YOUR INSTRUCTIONS
Lines with "Give me the matplotlib source for this chart." and "2.5, 1.7, 2.2]" mark the range, both included. Reproduce exactly that stretch, without pictures.

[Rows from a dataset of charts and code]
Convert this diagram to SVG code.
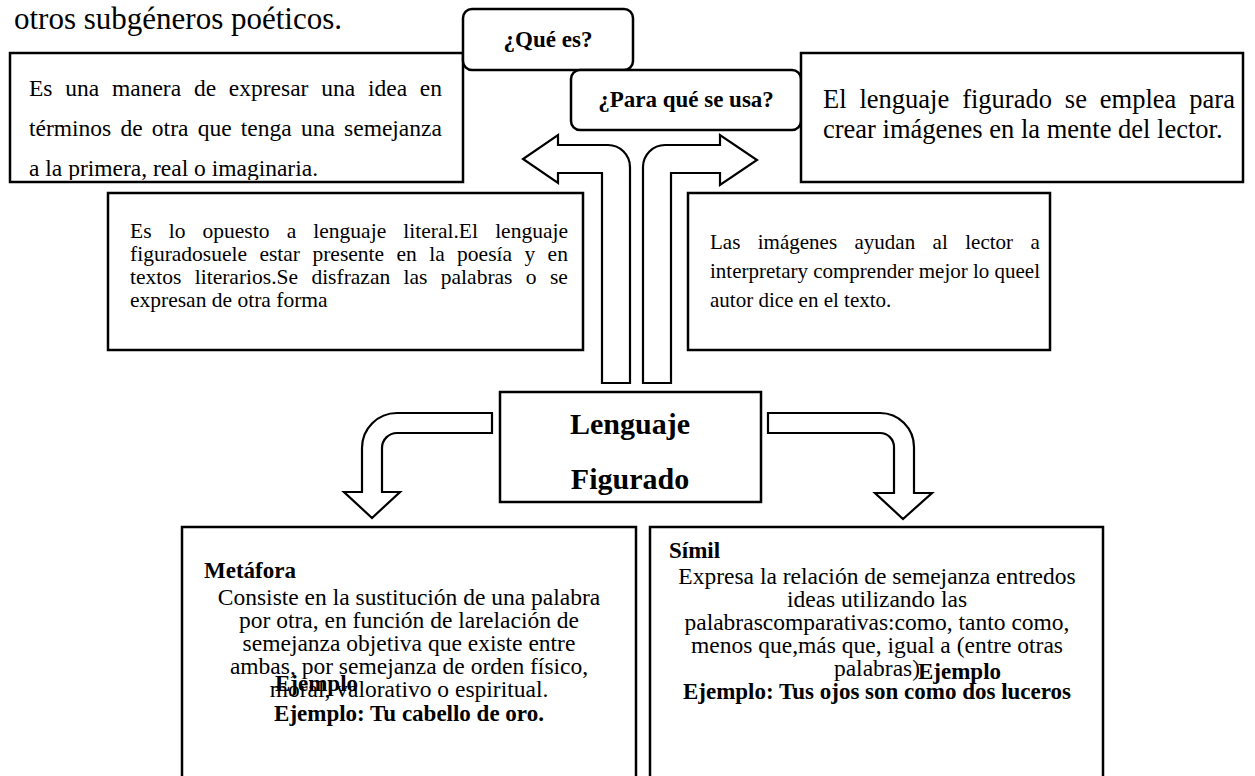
<svg xmlns="http://www.w3.org/2000/svg" width="1255" height="776" viewBox="0 0 1255 776">
<style>
.box{fill:#fff;stroke:#000;stroke-width:2.5}
.rbox{fill:#fff;stroke:#000;stroke-width:2.5}
.arrow{fill:#fff;stroke:#000;stroke-width:2.2;stroke-linejoin:miter}
.t{font-family:"Liberation Serif","Times New Roman",serif;fill:#000}
.b{font-weight:bold}
.c{text-anchor:middle}
</style>
<defs>
<clipPath id="clipA"><rect x="10" y="53" width="453" height="127"/></clipPath>
</defs>
<rect width="1255" height="776" fill="#fff"/>
<text class="t" x="14" y="29" font-size="31">otros subgéneros poéticos.</text>

<g id="connectors">
<path class="arrow" d="M602,383 L602,173 L558,173 L558,183 L523,159 L558,135 L558,145 L608,145 A22,22 0 0 1 630,167 L630,383 Z"/>
<path class="arrow" d="M671,383 L671,173 L720,173 L720,185 L757,160 L720,135 L720,145 L665,145 A22,22 0 0 0 643,167 L643,383 Z"/>
<path class="arrow" d="M492,413 L397,413 A35,35 0 0 0 362,448 L362,492 L344,492 L372,518 L400,492 L382,492 L382,448 A15,15 0 0 1 397,433 L492,433 Z"/>
<path class="arrow" d="M768,413 L880,413 A34,34 0 0 1 914,447 L914,493 L932,493 L903,519 L875,493 L894,493 L894,447 A14,14 0 0 0 880,433 L768,433 Z"/>
</g>

<g id="def-box">
<rect class="box" x="10" y="53" width="453" height="129"/>
<g clip-path="url(#clipA)" class="t" font-size="23.5">
<text x="29" y="96" word-spacing="6.9">Es una manera de expresar una idea en</text>
<text x="29" y="136" word-spacing="3.35">términos de otra que tenga una semejanza</text>
<text x="29" y="176">a la primera, real o imaginaria.</text>
</g>
</g>

<g id="que-es">
<rect class="rbox" x="463" y="9" width="170" height="61" rx="9"/>
<text class="t b c" x="548" y="47" font-size="23">¿Qué es?</text>
</g>

<g id="para-que">
<rect class="rbox" x="571" y="70" width="230" height="60" rx="9"/>
<text class="t b c" x="686" y="107" font-size="23">¿Para qué se usa?</text>
</g>

<g id="uso-box">
<rect class="box" x="801" y="53" width="442" height="129"/>
<g class="t" font-size="26.5">
<text x="823" y="108" word-spacing="6.3">El lenguaje figurado se emplea para</text>
<text x="823" y="138">crear imágenes en la mente del lector.</text>
</g>
</g>

<g id="opuesto-box">
<rect class="box" x="108" y="193" width="475" height="157"/>
<g class="t" font-size="21.5">
<text x="130" y="238" word-spacing="11.8">Es lo opuesto a lenguaje literal.El lenguaje</text>
<text x="130" y="261" word-spacing="7.04">figuradosuele estar presente en la poesía y en</text>
<text x="130" y="284" word-spacing="8">textos literarios.Se disfrazan las palabras o se</text>
<text x="130" y="307">expresan de otra forma</text>
</g>
</g>

<g id="imagenes-box">
<rect class="box" x="688" y="193" width="362" height="157"/>
<g class="t" font-size="21">
<text x="710" y="249" word-spacing="12.2">Las imágenes ayudan al lector a</text>
<text x="710" y="278">interpretary comprender mejor lo queel</text>
<text x="710" y="307">autor dice en el texto.</text>
</g>
</g>

<g id="central">
<rect class="box" x="500" y="392" width="261" height="110"/>
<text class="t b c" x="630" y="434" font-size="30">Lenguaje</text>
<text class="t b c" x="630" y="489" font-size="30">Figurado</text>
</g>

<g id="metafora">
<rect class="box" x="182" y="527" width="454" height="270"/>
<text class="t b" x="204" y="578" font-size="23">Metáfora</text>
<g class="t c" font-size="23.5">
<text x="409" y="605">Consiste en la sustitución de una palabra</text>
<text x="409" y="628">por otra, en función de larelación de</text>
<text x="409" y="651">semejanza objetiva que existe entre</text>
<text x="409" y="674">ambas, por semejanza de orden físico,</text>
<text x="409" y="697">moral, valorativo o espiritual.</text>
</g>
<text class="t b" x="275" y="691" font-size="23">Ejemplo</text>
<text class="t b c" x="409" y="721" font-size="23">Ejemplo: Tu cabello de oro.</text>
</g>

<g id="simil">
<rect class="box" x="650" y="527" width="453" height="270"/>
<text class="t b" x="669" y="558" font-size="23">Símil</text>
<g class="t c" font-size="23.5">
<text x="877" y="584">Expresa la relación de semejanza entredos</text>
<text x="877" y="607">ideas utilizando las</text>
<text x="877" y="630">palabrascomparativas:como, tanto como,</text>
<text x="877" y="653">menos que,más que, igual a (entre otras</text>
<text x="877" y="676">palabras)</text>
</g>
<text class="t b" x="918" y="679" font-size="23">Ejemplo</text>
<text class="t b c" x="877" y="699" font-size="23">Ejemplo: Tus ojos son como dos luceros</text>
</g>
</svg>
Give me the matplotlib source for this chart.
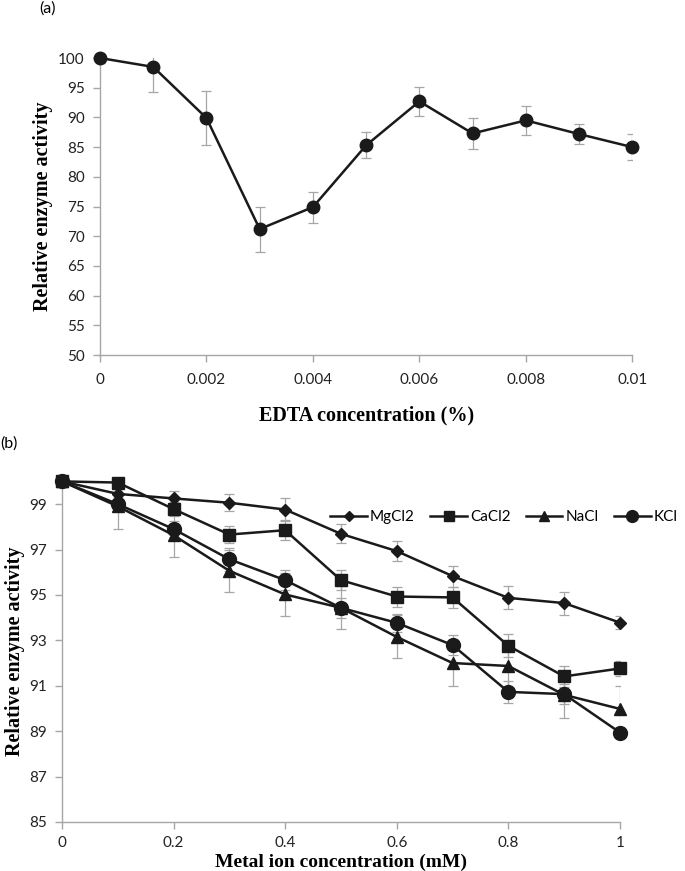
import numpy as np
import matplotlib
matplotlib.use("Agg")
import matplotlib.pyplot as plt

# panel (a): EDTA
edta_conc = [0, 0.001, 0.002, 0.003, 0.004, 0.005, 0.006, 0.007, 0.008, 0.009, 0.01]
edta_act = [100, 98.5, 89.9, 71.2, 74.9, 85.3, 92.7, 87.3, 89.5, 87.2, 85.0]
edta_err = [0.8, 4.2, 4.5, 3.8, 2.6, 2.2, 2.4, 2.6, 2.5, 1.7, 2.2]

# panel (b): metal ions
metal_conc = [0, 0.1, 0.2, 0.3, 0.4, 0.5, 0.6, 0.7, 0.8, 0.9, 1.0]
mgcl2 = [100, 99.45, 99.25, 99.06, 98.76, 97.69, 96.93, 95.83, 94.87, 94.64, 93.78]
mgcl2_err = [0.1, 0.3, 0.32, 0.37, 0.49, 0.42, 0.44, 0.46, 0.51, 0.51, 0.3]
cacl2 = [100, 99.95, 98.78, 97.66, 97.85, 95.65, 94.93, 94.89, 92.76, 91.41, 91.76]
cacl2_err = [0.1, 0.3, 0.3, 0.37, 0.45, 0.43, 0.44, 0.45, 0.5, 0.47, 0.32]
nacl = [100, 98.9, 97.63, 96.06, 95.02, 94.43, 93.15, 92.0, 91.87, 90.6, 89.98]
nacl_err = [0.1, 1.0, 0.95, 0.93, 0.96, 0.95, 0.95, 1.0, 1.0, 1.0, 1.0]
kcl = [100, 99.0, 97.9, 96.57, 95.65, 94.43, 93.77, 92.79, 90.73, 90.63, 88.94]
kcl_err = [0.1, 0.3, 0.35, 0.5, 0.45, 0.45, 0.4, 0.45, 0.5, 0.45, 0.2]
metal_names = ["MgCl2", "CaCl2", "NaCl", "KCl"]

tick_font = "Lato"
label_font = dict(family="Liberation Serif", weight="bold", size=14.5)
grey = "#a6a6a6"
ink = "#1a1a1a"


def style_axes(ax):
    for s in ["top", "right"]:
        ax.spines[s].set_visible(False)
    for s in ["left", "bottom"]:
        ax.spines[s].set_color(grey)
        ax.spines[s].set_linewidth(1.0)
    ax.tick_params(colors=grey, labelcolor="#222222", direction="out", length=5, width=1.0,
                   labelsize=11)
    ax.tick_params(axis="y", pad=6)
    for lab in ax.get_xticklabels() + ax.get_yticklabels():
        lab.set_family(tick_font)


fig = plt.figure(figsize=(6.85, 8.71), dpi=100)

# ---- (a)
ax1 = fig.add_axes([0.146, 0.5924, 0.777, 0.341])
ax1.errorbar(edta_conc, edta_act, yerr=edta_err, fmt="none", ecolor=grey, elinewidth=0.9,
             capsize=3.5, capthick=0.9)
ax1.plot(edta_conc, edta_act, color=ink, lw=1.8, marker="o", ms=9, clip_on=False, zorder=3)
ax1.set_xlim(0, 0.01)
ax1.set_ylim(50, 100)
ax1.set_xticks(np.arange(0, 0.0101, 0.002))
ax1.set_xticklabels(["0", "0.002", "0.004", "0.006", "0.008", "0.01"])
ax1.set_yticks(np.arange(50, 101, 5))
ax1.set_xlabel("EDTA concentration (%)", labelpad=13, **label_font)
ax1.set_ylabel("Relative enzyme activity", labelpad=4, **label_font)
ax1.tick_params(axis="x", pad=8)
style_axes(ax1)
fig.text(0.058, 0.998, "(a)", family=tick_font, fontsize=11.5, va="top")

# ---- (b)
ax2 = fig.add_axes([0.0905, 0.0563, 0.8145, 0.391])
series = [(mgcl2, mgcl2_err, "D", 6), (cacl2, cacl2_err, "s", 8),
          (nacl, nacl_err, "^", 8), (kcl, kcl_err, "o", 10)]
for (vals, errs, mk, ms), name in zip(series, metal_names):
    ax2.errorbar(metal_conc, vals, yerr=errs, fmt="none", ecolor=grey, elinewidth=0.9,
                 capsize=3.5, capthick=0.9)
    ax2.plot(metal_conc, vals, color=ink, lw=1.8, marker=mk, ms=ms, clip_on=False,
             zorder=3, label=name)
ax2.set_xlim(0, 1)
ax2.set_ylim(85, 100)
ax2.set_xticks([0, 0.2, 0.4, 0.6, 0.8, 1.0])
ax2.set_xticklabels(["0", "0.2", "0.4", "0.6", "0.8", "1"])
ax2.set_yticks(np.arange(85, 100, 2))
ax2.set_xlabel("Metal ion concentration (mM)", family="Liberation Serif", weight="bold",
               size=14)
ax2.xaxis.set_label_coords(0.5, -0.12)
ax2.xaxis.label.set_va("center")
ax2.set_ylabel("Relative enzyme activity", labelpad=3, **label_font)
style_axes(ax2)
ax2.tick_params(axis="x", pad=5)
leg = ax2.legend(ncol=4, frameon=False, loc="center left", bbox_to_anchor=(0.47, 0.895),
                 prop=dict(family=tick_font, size=11), handlelength=2.4, handletextpad=0.2,
                 columnspacing=1.0, borderaxespad=0, markerscale=0.85)
fig.text(0.0, 0.499, "(b)", family=tick_font, fontsize=11.5, va="top")

fig.savefig("out.png", dpi=100)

WRITTEN RESPONSE
Give me the matplotlib source for this chart.
import numpy as np
import matplotlib
matplotlib.use("Agg")
import matplotlib.pyplot as plt

# panel (a): EDTA
edta_conc = [0, 0.001, 0.002, 0.003, 0.004, 0.005, 0.006, 0.007, 0.008, 0.009, 0.01]
edta_act = [100, 98.5, 89.9, 71.2, 74.9, 85.3, 92.7, 87.3, 89.5, 87.2, 85.0]
edta_err = [0.8, 4.2, 4.5, 3.8, 2.6, 2.2, 2.4, 2.6, 2.5, 1.7, 2.2]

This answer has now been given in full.